### Set exercise:
Your task is to transcribe all of the data below exactly, omitting the images.

### Source material:
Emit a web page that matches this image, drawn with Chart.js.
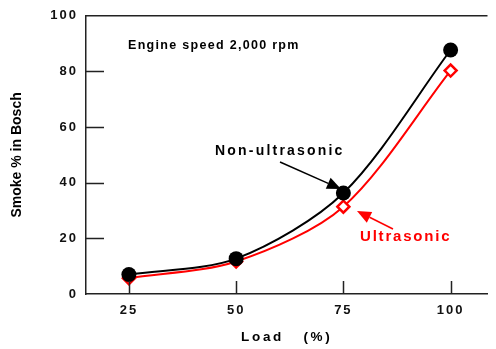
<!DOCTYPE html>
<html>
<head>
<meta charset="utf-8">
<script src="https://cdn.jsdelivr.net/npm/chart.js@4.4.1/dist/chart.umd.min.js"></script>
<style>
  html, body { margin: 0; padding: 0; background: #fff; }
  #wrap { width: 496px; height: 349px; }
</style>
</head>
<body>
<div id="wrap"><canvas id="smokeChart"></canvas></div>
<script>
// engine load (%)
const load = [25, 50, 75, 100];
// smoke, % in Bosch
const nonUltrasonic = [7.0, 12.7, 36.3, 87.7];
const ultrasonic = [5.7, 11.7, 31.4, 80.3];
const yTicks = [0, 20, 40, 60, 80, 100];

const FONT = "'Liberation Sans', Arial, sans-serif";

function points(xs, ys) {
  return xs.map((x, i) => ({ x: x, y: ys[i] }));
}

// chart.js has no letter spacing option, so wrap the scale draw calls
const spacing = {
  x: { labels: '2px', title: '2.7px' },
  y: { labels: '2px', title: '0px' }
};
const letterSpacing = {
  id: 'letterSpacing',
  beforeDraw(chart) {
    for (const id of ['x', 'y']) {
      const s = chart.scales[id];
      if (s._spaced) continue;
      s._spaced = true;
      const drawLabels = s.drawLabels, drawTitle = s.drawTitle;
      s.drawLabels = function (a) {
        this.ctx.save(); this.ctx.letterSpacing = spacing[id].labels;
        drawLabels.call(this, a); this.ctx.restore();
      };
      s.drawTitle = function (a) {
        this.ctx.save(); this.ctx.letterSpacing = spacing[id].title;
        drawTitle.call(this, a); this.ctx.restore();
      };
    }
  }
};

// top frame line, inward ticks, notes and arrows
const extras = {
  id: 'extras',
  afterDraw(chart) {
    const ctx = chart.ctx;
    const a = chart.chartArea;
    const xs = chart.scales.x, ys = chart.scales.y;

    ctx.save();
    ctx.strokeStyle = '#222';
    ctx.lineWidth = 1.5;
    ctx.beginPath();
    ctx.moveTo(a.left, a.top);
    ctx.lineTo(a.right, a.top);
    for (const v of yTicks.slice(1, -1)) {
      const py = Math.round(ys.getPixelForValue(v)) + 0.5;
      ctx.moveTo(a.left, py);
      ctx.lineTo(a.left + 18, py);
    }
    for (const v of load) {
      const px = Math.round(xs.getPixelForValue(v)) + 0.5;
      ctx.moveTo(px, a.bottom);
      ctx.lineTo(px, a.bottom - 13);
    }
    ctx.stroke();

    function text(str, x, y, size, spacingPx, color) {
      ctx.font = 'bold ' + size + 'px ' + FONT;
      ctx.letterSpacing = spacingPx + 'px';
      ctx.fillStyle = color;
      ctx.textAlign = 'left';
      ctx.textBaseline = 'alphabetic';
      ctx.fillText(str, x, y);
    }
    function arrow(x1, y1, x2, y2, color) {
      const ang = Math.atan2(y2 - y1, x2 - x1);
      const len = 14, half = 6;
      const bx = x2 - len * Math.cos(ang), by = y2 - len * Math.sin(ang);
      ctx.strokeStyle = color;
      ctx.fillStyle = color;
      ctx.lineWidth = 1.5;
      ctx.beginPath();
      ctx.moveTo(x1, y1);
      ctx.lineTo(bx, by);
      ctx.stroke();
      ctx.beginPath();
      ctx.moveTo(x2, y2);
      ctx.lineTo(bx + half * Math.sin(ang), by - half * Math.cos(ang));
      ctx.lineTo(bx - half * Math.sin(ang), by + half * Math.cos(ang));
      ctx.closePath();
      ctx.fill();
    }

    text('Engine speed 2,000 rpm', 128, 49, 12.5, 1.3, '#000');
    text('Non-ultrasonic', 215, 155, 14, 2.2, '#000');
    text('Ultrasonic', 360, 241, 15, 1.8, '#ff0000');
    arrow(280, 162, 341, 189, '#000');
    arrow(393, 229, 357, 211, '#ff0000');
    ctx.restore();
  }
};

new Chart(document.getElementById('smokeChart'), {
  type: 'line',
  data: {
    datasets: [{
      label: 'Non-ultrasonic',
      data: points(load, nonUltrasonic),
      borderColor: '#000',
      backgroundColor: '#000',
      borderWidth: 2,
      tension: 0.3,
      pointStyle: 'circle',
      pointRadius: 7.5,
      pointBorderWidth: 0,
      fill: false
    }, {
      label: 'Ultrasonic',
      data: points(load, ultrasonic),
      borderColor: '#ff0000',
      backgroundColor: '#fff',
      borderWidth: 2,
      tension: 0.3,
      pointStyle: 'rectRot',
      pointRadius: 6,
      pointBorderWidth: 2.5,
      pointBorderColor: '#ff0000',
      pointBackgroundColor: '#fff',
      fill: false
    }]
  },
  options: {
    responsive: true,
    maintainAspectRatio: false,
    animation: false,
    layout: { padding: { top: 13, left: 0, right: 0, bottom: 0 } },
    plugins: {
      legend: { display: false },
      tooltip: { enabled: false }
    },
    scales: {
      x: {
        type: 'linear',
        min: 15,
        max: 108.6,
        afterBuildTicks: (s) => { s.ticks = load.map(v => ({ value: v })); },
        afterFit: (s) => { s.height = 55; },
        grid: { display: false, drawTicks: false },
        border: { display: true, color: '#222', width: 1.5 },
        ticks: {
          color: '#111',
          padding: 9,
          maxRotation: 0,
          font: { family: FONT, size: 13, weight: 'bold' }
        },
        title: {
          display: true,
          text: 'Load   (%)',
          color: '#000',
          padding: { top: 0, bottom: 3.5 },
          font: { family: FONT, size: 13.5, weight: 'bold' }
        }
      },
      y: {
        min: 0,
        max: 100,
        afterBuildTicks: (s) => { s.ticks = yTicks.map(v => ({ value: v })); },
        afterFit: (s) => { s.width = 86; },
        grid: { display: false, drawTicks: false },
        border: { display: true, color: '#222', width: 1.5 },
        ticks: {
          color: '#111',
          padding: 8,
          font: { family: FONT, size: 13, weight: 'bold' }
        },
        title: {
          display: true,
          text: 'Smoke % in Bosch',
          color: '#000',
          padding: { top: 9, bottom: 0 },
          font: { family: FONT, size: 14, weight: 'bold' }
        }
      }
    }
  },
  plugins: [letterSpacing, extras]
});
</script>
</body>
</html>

### Task answer:
Emit a web page that matches this image, drawn with Chart.js.
<!DOCTYPE html>
<html>
<head>
<meta charset="utf-8">
<script src="https://cdn.jsdelivr.net/npm/chart.js@4.4.1/dist/chart.umd.min.js"></script>
<style>
  html, body { margin: 0; padding: 0; background: #fff; }
  #wrap { width: 496px; height: 349px; }
</style>
</head>
<body>
<div id="wrap"><canvas id="smokeChart"></canvas></div>
<script>
// engine load (%)
const load = [25, 50, 75, 100];
// smoke, % in Bosch
const nonUltrasonic = [7.0, 12.7, 36.3, 87.7];
const ultrasonic = [5.7, 11.7, 31.4, 80.3];
const yTicks = [0, 20, 40, 60, 80, 100];

const FONT = "'Liberation Sans', Arial, sans-serif";

function points(xs, ys) {
  return xs.map((x, i) => ({ x: x, y: ys[i] }));
}

// chart.js has no letter spacing option, so wrap the scale draw calls
const spacing = {
  x: { labels: '2px', title: '2.7px' },
  y: { labels: '2px', title: '0px' }
};
const letterSpacing = {
  id: 'letterSpacing',
  beforeDraw(chart) {
    for (const id of ['x', 'y']) {
      const s = chart.scales[id];
      if (s._spaced) continue;
      s._spaced = true;
      const drawLabels = s.drawLabels, drawTitle = s.drawTitle;
      s.drawLabels = function (a) {
        this.ctx.save(); this.ctx.letterSpacing = spacing[id].labels;
        drawLabels.call(this, a); this.ctx.restore();
      };
      s.drawTitle = function (a) {
        this.ctx.save(); this.ctx.letterSpacing = spacing[id].title;
        drawTitle.call(this, a); this.ctx.restore();
      };
    }
  }
};

// top frame line, inward ticks, notes and arrows
const extras = {
  id: 'extras',
  afterDraw(chart) {
    const ctx = chart.ctx;
    const a = chart.chartArea;
    const xs = chart.scales.x, ys = chart.scales.y;

    ctx.save();
    ctx.strokeStyle = '#222';
    ctx.lineWidth = 1.5;
    ctx.beginPath();
    ctx.moveTo(a.left, a.top);
    ctx.lineTo(a.right, a.top);
    for (const v of yTicks.slice(1, -1)) {
      const py = Math.round(ys.getPixelForValue(v)) + 0.5;
      ctx.moveTo(a.left, py);
      ctx.lineTo(a.left + 18, py);
    }
    for (const v of load) {
      const px = Math.round(xs.getPixelForValue(v)) + 0.5;
      ctx.moveTo(px, a.bottom);
      ctx.lineTo(px, a.bottom - 13);
    }
    ctx.stroke();

    function text(str, x, y, size, spacingPx, color) {
      ctx.font = 'bold ' + size + 'px ' + FONT;
      ctx.letterSpacing = spacingPx + 'px';
      ctx.fillStyle = color;
      ctx.textAlign = 'left';
      ctx.textBaseline = 'alphabetic';
      ctx.fillText(str, x, y);
    }
    function arrow(x1, y1, x2, y2, color) {
      const ang = Math.atan2(y2 - y1, x2 - x1);
      const len = 14, half = 6;
      const bx = x2 - len * Math.cos(ang), by = y2 - len * Math.sin(ang);
      ctx.strokeStyle = color;
      ctx.fillStyle = color;
      ctx.lineWidth = 1.5;
      ctx.beginPath();
      ctx.moveTo(x1, y1);
      ctx.lineTo(bx, by);
      ctx.stroke();
      ctx.beginPath();
      ctx.moveTo(x2, y2);
      ctx.lineTo(bx + half * Math.sin(ang), by - half * Math.cos(ang));
      ctx.lineTo(bx - half * Math.sin(ang), by + half * Math.cos(ang));
      ctx.closePath();
      ctx.fill();
    }

    text('Engine speed 2,000 rpm', 128, 49, 12.5, 1.3, '#000');
    text('Non-ultrasonic', 215, 155, 14, 2.2, '#000');
    text('Ultrasonic', 360, 241, 15, 1.8, '#ff0000');
    arrow(280, 162, 341, 189, '#000');
    arrow(393, 229, 357, 211, '#ff0000');
    ctx.restore();
  }
};

new Chart(document.getElementById('smokeChart'), {
  type: 'line',
  data: {
    datasets: [{
      label: 'Non-ultrasonic',
      data: points(load, nonUltrasonic),
      borderColor: '#000',
      backgroundColor: '#000',
      borderWidth: 2,
      tension: 0.3,
      pointStyle: 'circle',
      pointRadius: 7.5,
      pointBorderWidth: 0,
      fill: false
    }, {
      label: 'Ultrasonic',
      data: points(load, ultrasonic),
      borderColor: '#ff0000',
      backgroundColor: '#fff',
      borderWidth: 2,
      tension: 0.3,
      pointStyle: 'rectRot',
      pointRadius: 6,
      pointBorderWidth: 2.5,
      pointBorderColor: '#ff0000',
      pointBackgroundColor: '#fff',
      fill: false
    }]
  },
  options: {
    responsive: true,
    maintainAspectRatio: false,
    animation: false,
    layout: { padding: { top: 13, left: 0, right: 0, bottom: 0 } },
    plugins: {
      legend: { display: false },
      tooltip: { enabled: false }
    },
    scales: {
      x: {
        type: 'linear',
        min: 15,
        max: 108.6,
        afterBuildTicks: (s) => { s.ticks = load.map(v => ({ value: v })); },
        afterFit: (s) => { s.height = 55; },
        grid: { display: false, drawTicks: false },
        border: { display: true, color: '#222', width: 1.5 },
        ticks: {
          color: '#111',
          padding: 9,
          maxRotation: 0,
          font: { family: FONT, size: 13, weight: 'bold' }
        },
        title: {
          display: true,
          text: 'Load   (%)',
          color: '#000',
          padding: { top: 0, bottom: 3.5 },
          font: { family: FONT, size: 13.5, weight: 'bold' }
        }
      },
      y: {
        min: 0,
        max: 100,
        afterBuildTicks: (s) => { s.ticks = yTicks.map(v => ({ value: v })); },
        afterFit: (s) => { s.width = 86; },
        grid: { display: false, drawTicks: false },
        border: { display: true, color: '#222', width: 1.5 },
        ticks: {
          color: '#111',
          padding: 8,
          font: { family: FONT, size: 13, weight: 'bold' }
        },
        title: {
          display: true,
          text: 'Smoke % in Bosch',
          color: '#000',
          padding: { top: 9, bottom: 0 },
          font: { family: FONT, size: 14, weight: 'bold' }
        }
      }
    }
  },
  plugins: [letterSpacing, extras]
});
</script>
</body>
</html>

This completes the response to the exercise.